Peanut allergies overstated

Despite hundreds of families being told their children have peanut allergies every year, many of the children may be able to eat peanuts safely, a study by the University of New South Wales (UNSW) and Sydney Children's Hospital has found.

Peanut allergies occur in one in 200 infants, according to the Australasian Society of Clinical Immunology and Allergy.

"This is a really important finding," said Dr Brynn Wainstein, a Sydney Children's Hospital immunologist and MD candidate at UNSW.

"Because peanut allergies are potentially serious, requiring all sorts of restrictions, families can become very anxious when in fact, some of these families may be worrying unnecessarily," Dr Wainstein said.

The study, published in the journal Pediatric Allergy and Immunology, involved 84 children with a positive result to a peanut skin-prick-test.

If a child is potentially allergic to peanut, he or she will get a hive as a result of the peanut skin-prick-test. Allergists measure the size of the hive in millimetres.

In this study, a third of the children with a hive of eight millimetres - which has been found elsewhere to be predictive of having peanut allergy - were found not to be allergic to peanuts when they took a peanut challenge. A challenge involves eating peanuts in a hospital environment.

"Diagnostic tests for peanut allergy have poor sensitivity and specificity," the paper concludes. "Previously described diagnostic cut-off levels do not have general applicability."

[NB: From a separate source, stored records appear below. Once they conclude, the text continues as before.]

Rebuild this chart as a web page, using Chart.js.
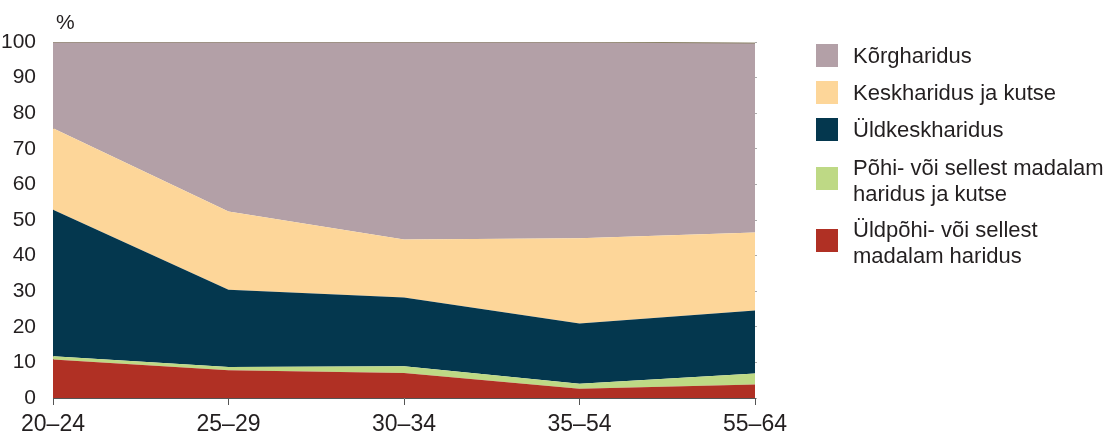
<!DOCTYPE html>
<html>
<head>
<meta charset="utf-8">
<script src="https://cdn.jsdelivr.net/npm/chart.js@4"></script>
<style>
  body { margin: 0; background: #fff; font-family: "Liberation Sans", Arial, sans-serif; }
  #wrap { position: relative; width: 1105px; height: 435px; }
  #legend { position: absolute; left: 816px; top: 0; color: #231f20; font-size: 22px; }
  .item { position: absolute; left: 0; white-space: nowrap; }
  .box { position: absolute; left: 0; width: 22px; height: 23px; }
  .txt { position: absolute; left: 37px; line-height: 26px; }
</style>
</head>
<body>
<div id="wrap">
  <canvas id="eduChart" width="1105" height="435"></canvas>
  <div id="legend"></div>
</div>
<script>
  const ageGroups = ["20–24", "25–29", "30–34", "35–54", "55–64"];

  // shares, %, bottom to top
  const uldpohi = [10.8, 7.8, 7.0, 2.6, 3.8];
  const pohiKutse = [0.9, 0.9, 1.9, 1.4, 3.1];
  const uldkesk = [41.2, 21.7, 19.3, 16.9, 17.7];
  const keskKutse = [22.9, 22.0, 16.3, 24.0, 21.9];
  const korg = [24.2, 47.6, 55.5, 55.1, 53.2];

  const yTicks = [0, 10, 20, 30, 40, 50, 60, 70, 80, 90, 100];

  const series = [
    { label: ["Üldpõhi- või sellest", "madalam haridus"], data: uldpohi, color: "#b03024" },
    { label: ["Põhi- või sellest madalam", "haridus ja kutse"], data: pohiKutse, color: "#bed985" },
    { label: ["Üldkeskharidus"], data: uldkesk, color: "#04374e" },
    { label: ["Keskharidus ja kutse"], data: keskKutse, color: "#fdd699" },
    { label: ["Kõrgharidus"], data: korg, color: "#b3a0a7" }
  ];

  const canvas = document.getElementById("eduChart");
  const ctx = canvas.getContext("2d");

  // "%" label over the y axis
  const percentLabel = {
    id: "percentLabel",
    afterDraw(chart) {
      const c = chart.ctx;
      c.save();
      c.fillStyle = "#231f20";
      c.font = "21px 'Liberation Sans', Arial, sans-serif";
      c.textAlign = "left";
      c.textBaseline = "middle";
      c.fillText("%", chart.chartArea.left + 3, 23);
      c.restore();
    }
  };

  const myChart = new Chart(ctx, {
    type: "line",
    data: {
      labels: ageGroups,
      datasets: series.map((s, i) => ({
        label: s.label.join(" "),
        data: s.data,
        backgroundColor: s.color,
        borderColor: i === series.length - 1 ? "#8c8467" : s.color,
        borderWidth: i === series.length - 1 ? 1 : 0,
        pointRadius: 0,
        tension: 0,
        fill: i === 0 ? "origin" : "-1"
      }))
    },
    options: {
      responsive: false,
      animation: false,
      layout: { padding: { top: 42, right: 347, left: 0, bottom: 0 } },
      plugins: {
        legend: { display: false },
        tooltip: { enabled: false }
      },
      scales: {
        x: {
          offset: false,
          border: { color: "#555", width: 1 },
          grid: { drawOnChartArea: false, drawTicks: true, tickLength: 7, color: "#555" },
          ticks: {
            color: "#231f20",
            padding: 6,
            maxRotation: 0,
            font: { family: "'Liberation Sans', Arial, sans-serif", size: 23 }
          },
          afterFit(scale) { scale.height = 37; }
        },
        y: {
          stacked: true,
          min: 0,
          max: 100,
          afterBuildTicks(scale) { scale.ticks = yTicks.map(v => ({ value: v })); },
          border: { color: "#555", width: 1 },
          grid: { display: false },
          ticks: {
            color: "#231f20",
            padding: 9,
            font: { family: "'Liberation Sans', Arial, sans-serif", size: 21 }
          },
          afterFit(scale) { scale.width = 53; }
        },
        yRight: {
          position: "right",
          min: 0,
          max: 100,
          afterBuildTicks(scale) { scale.ticks = yTicks.map(v => ({ value: v })); },
          border: { display: false },
          grid: { drawOnChartArea: false, drawTicks: true, tickLength: 2, color: "#aaa" },
          ticks: { display: false },
          afterFit(scale) { scale.width = 3; }
        }
      }
    },
    plugins: [percentLabel]
  });

  // legend, top series first
  const legend = document.getElementById("legend");
  const rows = [
    { s: series[4], top: 44 },
    { s: series[3], top: 81 },
    { s: series[2], top: 118 },
    { s: series[1], top: 167 },
    { s: series[0], top: 229 }
  ];
  rows.forEach(r => {
    const item = document.createElement("div");
    item.className = "item";
    item.style.top = r.top + "px";
    const box = document.createElement("div");
    box.className = "box";
    box.style.background = r.s.color;
    const txt = document.createElement("div");
    txt.className = "txt";
    txt.style.top = (r.s.label.length > 1 ? -12 : -1) + "px";
    txt.innerHTML = r.s.label.join("<br>");
    item.appendChild(box);
    item.appendChild(txt);
    legend.appendChild(item);
  });
</script>
</body>
</html>
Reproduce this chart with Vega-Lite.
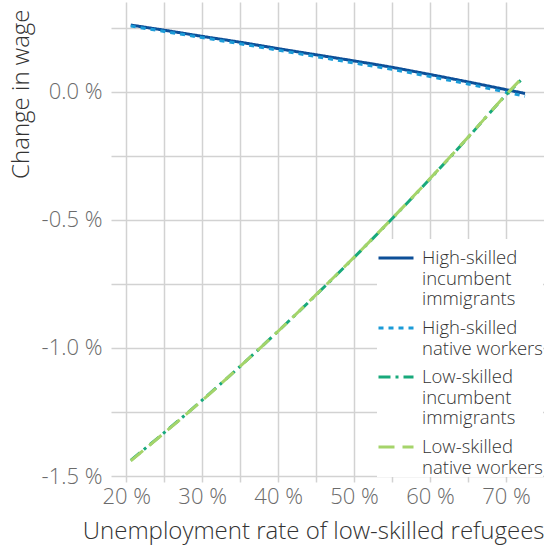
{
  "$schema": "https://vega.github.io/schema/vega-lite/v6.json",
  "width": 433,
  "height": 474,
  "autosize": {"type": "none"},
  "padding": {"left": 111, "top": 2, "right": 0, "bottom": 73},
  "background": "white",
  "config": {"view": {"stroke": null}, "font": "Open Sans"},
  "data": {
    "values": [
      {"series": "High-skilled incumbent immigrants", "rate": 20.6, "change": 0.260},
      {"series": "High-skilled incumbent immigrants", "rate": 25, "change": 0.240},
      {"series": "High-skilled incumbent immigrants", "rate": 30, "change": 0.216},
      {"series": "High-skilled incumbent immigrants", "rate": 35, "change": 0.193},
      {"series": "High-skilled incumbent immigrants", "rate": 40, "change": 0.168},
      {"series": "High-skilled incumbent immigrants", "rate": 45, "change": 0.144},
      {"series": "High-skilled incumbent immigrants", "rate": 50, "change": 0.120},
      {"series": "High-skilled incumbent immigrants", "rate": 55, "change": 0.095},
      {"series": "High-skilled incumbent immigrants", "rate": 60, "change": 0.067},
      {"series": "High-skilled incumbent immigrants", "rate": 65, "change": 0.038},
      {"series": "High-skilled incumbent immigrants", "rate": 70, "change": 0.008},
      {"series": "High-skilled incumbent immigrants", "rate": 72.5, "change": -0.007},
      {"series": "High-skilled native workers", "rate": 20.6, "change": 0.256},
      {"series": "High-skilled native workers", "rate": 25, "change": 0.235},
      {"series": "High-skilled native workers", "rate": 30, "change": 0.211},
      {"series": "High-skilled native workers", "rate": 35, "change": 0.187},
      {"series": "High-skilled native workers", "rate": 40, "change": 0.162},
      {"series": "High-skilled native workers", "rate": 45, "change": 0.137},
      {"series": "High-skilled native workers", "rate": 50, "change": 0.112},
      {"series": "High-skilled native workers", "rate": 55, "change": 0.087},
      {"series": "High-skilled native workers", "rate": 60, "change": 0.059},
      {"series": "High-skilled native workers", "rate": 65, "change": 0.030},
      {"series": "High-skilled native workers", "rate": 70, "change": -0.002},
      {"series": "High-skilled native workers", "rate": 72.5, "change": -0.018},
      {"series": "Low-skilled incumbent immigrants", "rate": 20.6, "change": -1.439},
      {"series": "Low-skilled incumbent immigrants", "rate": 25, "change": -1.331},
      {"series": "Low-skilled incumbent immigrants", "rate": 30, "change": -1.204},
      {"series": "Low-skilled incumbent immigrants", "rate": 35, "change": -1.072},
      {"series": "Low-skilled incumbent immigrants", "rate": 40, "change": -0.935},
      {"series": "Low-skilled incumbent immigrants", "rate": 45, "change": -0.793},
      {"series": "Low-skilled incumbent immigrants", "rate": 50, "change": -0.647},
      {"series": "Low-skilled incumbent immigrants", "rate": 55, "change": -0.496},
      {"series": "Low-skilled incumbent immigrants", "rate": 60, "change": -0.340},
      {"series": "Low-skilled incumbent immigrants", "rate": 65, "change": -0.179},
      {"series": "Low-skilled incumbent immigrants", "rate": 70, "change": -0.013},
      {"series": "Low-skilled incumbent immigrants", "rate": 72.3, "change": 0.055},
      {"series": "Low-skilled native workers", "rate": 20.6, "change": -1.441},
      {"series": "Low-skilled native workers", "rate": 25, "change": -1.332},
      {"series": "Low-skilled native workers", "rate": 30, "change": -1.205},
      {"series": "Low-skilled native workers", "rate": 35, "change": -1.072},
      {"series": "Low-skilled native workers", "rate": 40, "change": -0.935},
      {"series": "Low-skilled native workers", "rate": 45, "change": -0.792},
      {"series": "Low-skilled native workers", "rate": 50, "change": -0.646},
      {"series": "Low-skilled native workers", "rate": 55, "change": -0.495},
      {"series": "Low-skilled native workers", "rate": 60, "change": -0.339},
      {"series": "Low-skilled native workers", "rate": 65, "change": -0.178},
      {"series": "Low-skilled native workers", "rate": 70, "change": -0.012},
      {"series": "Low-skilled native workers", "rate": 72.4, "change": 0.062}
    ]
  },
  "mark": {"type": "line", "strokeWidth": 3, "strokeCap": "butt", "interpolate": "monotone"},
  "encoding": {
    "x": {
      "field": "rate",
      "type": "quantitative",
      "scale": {"domain": [18, 75], "nice": false, "zero": false},
      "axis": {
        "title": "Unemployment rate of low-skilled refugees",
        "values": [20, 25, 30, 35, 40, 45, 50, 55, 60, 65, 70],
        "labelExpr": "datum.value % 10 == 0 ? datum.value + ' %' : ''",
        "grid": true,
        "gridColor": "#d2d2d2",
        "gridWidth": 1.5,
        "domain": false,
        "ticks": true,
        "tickColor": "#d2d2d2",
        "tickWidth": 1.5,
        "tickSize": 6,
        "labelPadding": 4,
        "labelFont": "Open Sans",
        "labelFontSize": 22,
        "labelFontWeight": 300,
        "labelColor": "#6b6b6b",
        "labelOverlap": false,
        "labelFlush": false,
        "titleFont": "Open Sans",
        "titleFontSize": 24,
        "titleFontWeight": 300,
        "titleColor": "#333333",
        "titleAlign": "right",
        "titleAnchor": "end",
        "titleBaseline": "alphabetic",
        "titleX": 433,
        "titleY": 62
      }
    },
    "y": {
      "field": "change",
      "type": "quantitative",
      "scale": {"domain": [-1.5, 0.35], "nice": false, "zero": false},
      "axis": {
        "title": "Change in wage",
        "values": [-1.5, -1.25, -1, -0.75, -0.5, -0.25, 0, 0.25],
        "labelExpr": "abs(datum.value % 0.5) < 0.001 ? replace(format(datum.value, '.1f'), '\u2212', '-') + ' %' : ''",
        "grid": true,
        "gridColor": "#d2d2d2",
        "gridWidth": 1.5,
        "domain": false,
        "ticks": false,
        "labelPadding": 9,
        "labelFont": "Open Sans",
        "labelFontSize": 22,
        "labelFontWeight": 300,
        "labelColor": "#6b6b6b",
        "labelOverlap": false,
        "labelFlush": false,
        "titleFont": "Open Sans",
        "titleFontSize": 24,
        "titleFontWeight": 300,
        "titleColor": "#333333",
        "titleAngle": -90,
        "titleAlign": "right",
        "titleBaseline": "alphabetic",
        "titleX": -83,
        "titleY": 7
      }
    },
    "color": {
      "field": "series",
      "type": "nominal",
      "scale": {
        "domain": ["High-skilled incumbent immigrants", "High-skilled native workers", "Low-skilled incumbent immigrants", "Low-skilled native workers"],
        "range": ["#0d4f98", "#1b9bd7", "#18a97b", "#a5d46a"]
      },
      "legend": {
        "title": null,
        "orient": "none",
        "legendX": 266,
        "legendY": 237,
        "padding": 0,
        "fillColor": "white",
        "symbolType": "stroke",
        "symbolSize": 1225,
        "symbolStrokeWidth": 3,
        "labelFont": "Open Sans",
        "labelFontSize": 18.5,
        "labelFontWeight": 300,
        "labelColor": "#333333",
        "labelOffset": 7,
        "labelLimit": 250,
        "rowPadding": -15,
        "encoding": {"labels": {"update": {"lineHeight": {"value": 20.5}}}},
        "labelExpr": "datum.label == 'High-skilled incumbent immigrants' ? ['High-skilled', 'incumbent', 'immigrants'] : datum.label == 'High-skilled native workers' ? ['High-skilled', 'native workers'] : datum.label == 'Low-skilled incumbent immigrants' ? ['Low-skilled', 'incumbent', 'immigrants'] : ['Low-skilled', 'native workers']"
      }
    },
    "strokeDash": {
      "field": "series",
      "type": "nominal",
      "scale": {
        "domain": ["High-skilled incumbent immigrants", "High-skilled native workers", "Low-skilled incumbent immigrants", "Low-skilled native workers"],
        "range": [[1, 0], [5, 5], [12, 5, 3, 5], [16, 8]]
      },
      "legend": {
        "title": null,
        "orient": "none",
        "legendX": 266,
        "legendY": 237,
        "padding": 0,
        "fillColor": "white",
        "symbolType": "stroke",
        "symbolSize": 1225,
        "symbolStrokeWidth": 3,
        "labelFont": "Open Sans",
        "labelFontSize": 18.5,
        "labelFontWeight": 300,
        "labelColor": "#333333",
        "labelOffset": 7,
        "labelLimit": 250,
        "rowPadding": -15,
        "encoding": {"labels": {"update": {"lineHeight": {"value": 20.5}}}},
        "labelExpr": "datum.label == 'High-skilled incumbent immigrants' ? ['High-skilled', 'incumbent', 'immigrants'] : datum.label == 'High-skilled native workers' ? ['High-skilled', 'native workers'] : datum.label == 'Low-skilled incumbent immigrants' ? ['Low-skilled', 'incumbent', 'immigrants'] : ['Low-skilled', 'native workers']"
      }
    }
  }
}
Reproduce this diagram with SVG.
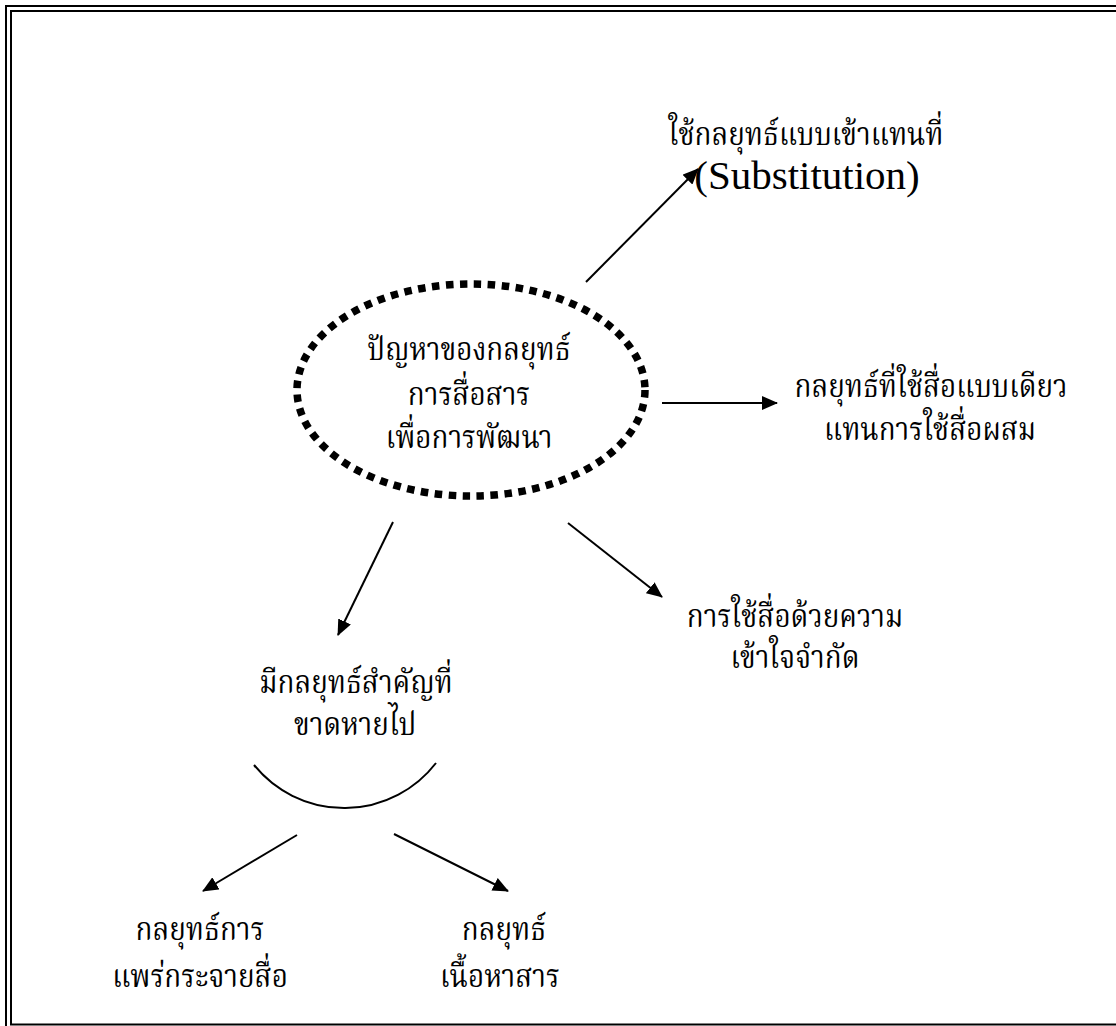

Reasons for this may include variables such as the equipment used and the pressure administered by the practitioner during a skin prick test.

"There is a population of children who have never eaten peanuts – or worse, those that eat them everyday, then have a positive peanut skin test and are told not to eat them," said Dr Wainstein.

Dr Wainstein said many children who have never eaten peanuts and are found to have a positive peanut skin test are probably NOT allergic to peanut and will need a peanut challenge to determine if they are allergic.

"If the child is able to tolerate normal amounts of peanut every day then the result of any peanut allergy test is irrelevant."

Allergy practitioners may need to interpret results of allergy tests in the context of their own practices, the researchers found.

"If there is a positive result, people need to ask whether it might be worth a peanut challenge in a hospital environment, especially if their child has never had an allergic reaction to peanut before," Dr Wainstein said.

The co-authors of the report are Dr Anthony Yee, Donna Jelley and Mary Ziegler, all from the Sydney Children's Hospital and Associate Professor John Ziegler, a UNSW conjoint academic in the School of Women's and Children's Health, at the Sydney Children's Hospital.